Выбрать главу

Так и получилось, вернулся. Серое лицо выразило раскаяние и нешуточный испуг. Рука князя крепко сжимала трехвостую плетку, просила взмахнуть, взлететь, просвистеть, но не хотелось дарить такое развлечение драгунам — все они были немцы.

Хата-пятистенка, у которой остановился Кулага, была довольно просторной, находилась далеко от Замковой, потому и сохранилась. Кулага спешился и все еще виновато кинулся к князю, помог сойти. Драгунам Трубецкой приказал остаться на конях.

Старуха, стиравшая в корыте тряпки, увидев их, опустила руки, ссутулилась. Вода в корыте была красной от крови.

Друцкой-Горский лежал на обычном мужицком топчане, укрытый рядном. Наверно, семья, в которую он попал, была небедной: висела иконка Богоматери в красном углу, у топчана на полу лежал домотканый половичок, была чисто побелена большая печь, кафелем отделана ее передняя стенка.

Трубецкой остановился в двух шагах от воеводы, вгляделся в его лицо. Кожа лица была серой, с воспаленными скулами и веками, пересохшими губами, трудным было дыхание, но Трубецкой был уверен, что Друцкой-Горский в сознании и нарочно прикрыл глаза.

Долго стоять было бессмысленно, он резко повернулся, так что Кулага стоявший у порога, должен был отскочить, и шагнул к выходу.

22 июля великою потугою и усилством через штурм мстиславский замок был захвачен. Народ всякий шляхетский, мещан и жидов, а также простых людей в пень высекли… среди трупов живых находили и в плен в Москву забирали, побито было больше десяти тысяч человек, — записал свидетель побоища.

Пятитысячный отряд Януша Радзвилла дошел лишь до местечка Горы: стало известно, что произошло в Мстиславле. Не было причины идти дальше и губить людей.

А вот письмо Великого Государя, Царя и Великого Князя Алексея Михайловича Богдану Хмельницкому: Взяты взятьем и шляхты, поляков и литвы и иных служилых людей и ксендзы и езвуитов и иного их чину побито больше десяти тысяч человек.

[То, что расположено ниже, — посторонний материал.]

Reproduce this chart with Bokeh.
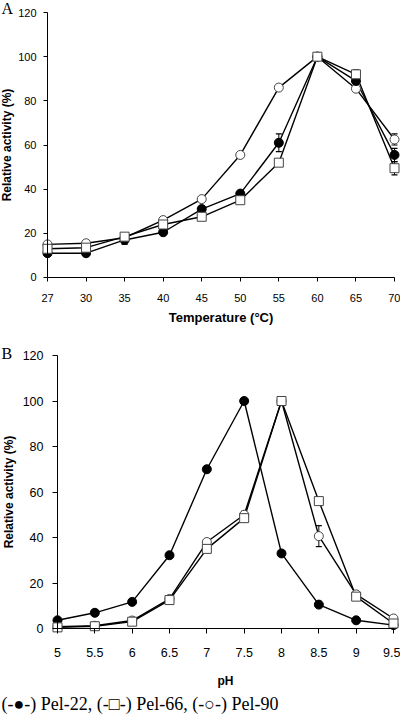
from bokeh.plotting import figure
from bokeh.layouts import column
from bokeh.models import Range1d, FixedTicker, Label
from bokeh.embed import file_html
from bokeh.resources import INLINE

# ---------------- data ----------------
temps = ["27", "30", "35", "40", "45", "50", "55", "60", "65", "70"]
a_pel22 = [11, 11, 17, 20.5, 31, 38, 61, 100, 89, 55.5]
a_pel66 = [13, 13.5, 18.5, 24, 27.5, 35, 52, 100, 92, 49.5]
a_pel90 = [15, 15.5, 18, 26, 35.5, 55.5, 86, 100, 85.5, 62.5]
a_err22 = [1, 1, 2, 1, 1, 1, 4, 1, 1.5, 3]
a_err66 = [1, 1, 1, 1, 1, 1, 1, 1, 2, 3]
a_err90 = [1, 1, 1, 1, 1, 1, 1, 1, 1, 2.5]

phs = ["5", "5.5", "6", "6.5", "7", "7.5", "8", "8.5", "9", "9.5"]
b_pel22 = [3.6, 6.9, 11.7, 32.2, 70, 100, 33, 10.5, 3.6, 1.5]
b_pel66 = [0.5, 1, 3, 12.5, 35, 48.5, 100, 56, 14, 2.2]
b_pel90 = [0.8, 1.2, 3.5, 13, 38, 50, 100, 40.6, 15, 4.4]
b_err22 = [0.5, 0.5, 0.5, 1, 1, 1, 1, 1, 0.5, 0.5]
b_err66 = [0.5, 0.5, 0.5, 1, 1, 1.5, 1, 1, 1, 0.5]
b_err90 = [0.5, 0.5, 0.5, 1, 1, 1.5, 1, 4.6, 1, 0.5]

y_ticks = [0, 20, 40, 60, 80, 100, 120]
legend_text = "(-\u25cf-) Pel-22, (-\u25a1-) Pel-66, (-\u25cb-) Pel-90"

SANS = "Liberation Sans"
SERIF = "Liberation Serif"


def style_axes(p, nlab, labels, tick_font, xlab_font, ylab_font,
               xstand, xlabstand, ystand, ylabstand, tick_out):
    p.xgrid.grid_line_color = None
    p.ygrid.grid_line_color = None
    p.outline_line_color = None
    p.background_fill_color = "white"
    p.border_fill_color = "white"
    for ax in (p.xaxis, p.yaxis):
        ax.axis_line_color = "black"
        ax.axis_line_width = 1
        ax.major_tick_line_color = "black"
        ax.major_tick_out = tick_out
        ax.major_tick_in = 0
        ax.minor_tick_line_color = None
        ax.major_label_text_font = SANS
        ax.major_label_text_font_size = tick_font
        ax.major_label_text_color = "black"
        ax.axis_label_text_font = SANS
        ax.axis_label_text_font_style = "bold"
        ax.axis_label_text_color = "black"
        ax.fixed_location = 0
    p.xaxis.axis_label_text_font_size = xlab_font
    p.yaxis.axis_label_text_font_size = ylab_font
    p.xaxis.major_label_standoff = xstand
    p.xaxis.axis_label_standoff = xlabstand
    p.yaxis.major_label_standoff = ystand
    p.yaxis.axis_label_standoff = ylabstand
    p.yaxis.ticker = FixedTicker(ticks=y_ticks)
    p.yaxis.bounds = (0, 120)
    p.xaxis.bounds = (0, nlab - 1)
    p.xaxis.ticker = FixedTicker(ticks=list(range(nlab)))
    p.xaxis.major_label_overrides = {i: t for i, t in enumerate(labels)}


def draw_series(p, xs, series, errs):
    for ys in series:
        p.line(xs, ys, line_color="black", line_width=1.4)
    for ys, es in zip(series, errs):
        lo = [y - e for y, e in zip(ys, es)]
        hi = [y + e for y, e in zip(ys, es)]
        p.segment(xs, lo, xs, hi, line_color="black", line_width=1)
        p.scatter(xs, lo, marker="dash", size=6, line_color="black", line_width=1.2)
        p.scatter(xs, hi, marker="dash", size=6, line_color="black", line_width=1.2)
    s22, s66, s90 = series
    p.scatter(xs, s90, marker="circle", size=9, fill_color="white",
              line_color="#444444", line_width=1)
    p.scatter(xs, s22, marker="circle", size=9, fill_color="black",
              line_color="black", line_width=1)
    p.scatter(xs, s66, marker="square", size=9, fill_color="white",
              line_color="#444444", line_width=1)


def make_fig(h, xr, yr):
    return figure(width=400, height=h, output_backend="svg", toolbar_location=None,
                  x_range=Range1d(*xr), y_range=Range1d(*yr),
                  min_border_left=0, min_border_right=0, min_border_top=0,
                  min_border_bottom=0)


# ---------------- panel A ----------------
xa = list(range(len(temps)))
pA = make_fig(336, (-1.219, 9.1556), (-26.717, 125.434))
style_axes(pA, len(temps), temps, "11px", "13px", "12px", 13, 4, 7, 1, 4)
pA.xaxis.axis_label = "Temperature (\u00b0C)"
pA.yaxis.axis_label = "Relative activity (%)"
draw_series(pA, xa, [a_pel22, a_pel66, a_pel90], [a_err22, a_err66, a_err90])
pA.add_layout(Label(x=-1.193, y=121.8, text="A", text_font=SERIF,
                    text_font_size="16px", text_baseline="middle",
                    text_align="left", text_color="black"))

# ---------------- panel B ----------------
xb = list(range(len(phs)))
pB = make_fig(378, (-1.5268, 9.1875), (-37.802, 128.352))
style_axes(pB, len(phs), phs, "12.5px", "12px", "12px", 14, 14, 9, 4, 5)
pB.xaxis.axis_label = "pH"
pB.yaxis.axis_label = "Relative activity (%)"
draw_series(pB, xb, [b_pel22, b_pel66, b_pel90], [b_err22, b_err66, b_err90])
pB.add_layout(Label(x=-1.50, y=120.9, text="B", text_font=SERIF,
                    text_font_size="16px", text_baseline="middle",
                    text_align="left", text_color="black"))
pB.add_layout(Label(x=-1.50, y=-32.97, text=legend_text, text_font=SERIF,
                    text_font_size="18px", text_baseline="middle",
                    text_align="left", text_color="black"))

layout = column(pA, pB, spacing=0)
open("out.html", "w").write(file_html(layout, INLINE))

Под именем московского князя — Трубецкая резня — та ночь вошла в историю города.

Конечно, высекли не всех. Выжил, к примеру, воевода Григорий Друцкой-Горский и еще пять лет справлял свою должность. Жив остался Степан Иванов по прозвищу Полубес, о котором речь впереди, плотник Никола Белый и его жена Василиска. Остался на этом свете и Андрюха — голова два уха, однако сильно изменился после той ночи. Перестал свистеть и только пел свои песни с непонятными никому словами, а может быть, вовсе без слов. А еще, согласно кивая головой, повторял, раз за разом: «Царев град, царев!»

* * *

На другой день после взятия города, Трубецкой отправил войско по направлению к Могилеву: никак теперь не прокормить здесь весь полк. Сам остался, так как был у него еще один наказ государя: везде искать умелых людей, везти в Москву. Распоряжение такое он передал полковникам и полуполковникам, сотникам. Поворотливые Кулага и сотник Бурьян явились уже к вечеру, привели переметчика Кукуя.

— Мастера какие в городе есть?

Кукуй тотчас упал на колени:

— Есть один недосека, князь, — произнес он. — Плотник Никола Белый. Хороший плотник, топор у него заговоренный.

Князь насмешливо смотрел на него.

— За что ни возьмется, все звенит.

— Как звенит? — спросил Бурьян и коленом пихнул его в спину. — Говори понятно!

— Звоном звенит, панок, сам слышал. Быдто и сверху, и сбоку.

— А отзаду?

— Отзаду? — опять получил в спину. — Не знаю, княже.

— Дурак, — сказал Бурьян. — Кто еще?

— Еще есть кафельщик хороший, Степка Иванов. Кличка у него Полубес.

— Что за кличка?

— А кто ж его знает. Так прозвали люди. Сказывают, малюет хорошо, узорочно. Намалюет козу — она траву скубет, молоко дает. Кошку намалюет — мышей ловит.

— Что ты говоришь, дурень? — Бурьян готов был влепить Кукую оплеуху, но не решился при князе, оглянулся: что делать?

— Бери обоих, — приказал Трубецкой Кулаге, любимому полуполковнику.

Странный город. Заговоренные топоры, намалеванные козы, кошки…

Впрочем, все пригодятся в Москве после войны.

Какой-то мужичок с реденькой бородкой, широко улыбаясь, подходил к ним и, глядя на князя, ласково повторял раз за разом: «Царев град, царев!»

Чем-то его вид задел Трубецкого.

— Что он бормочет? — обратился к Кулаге.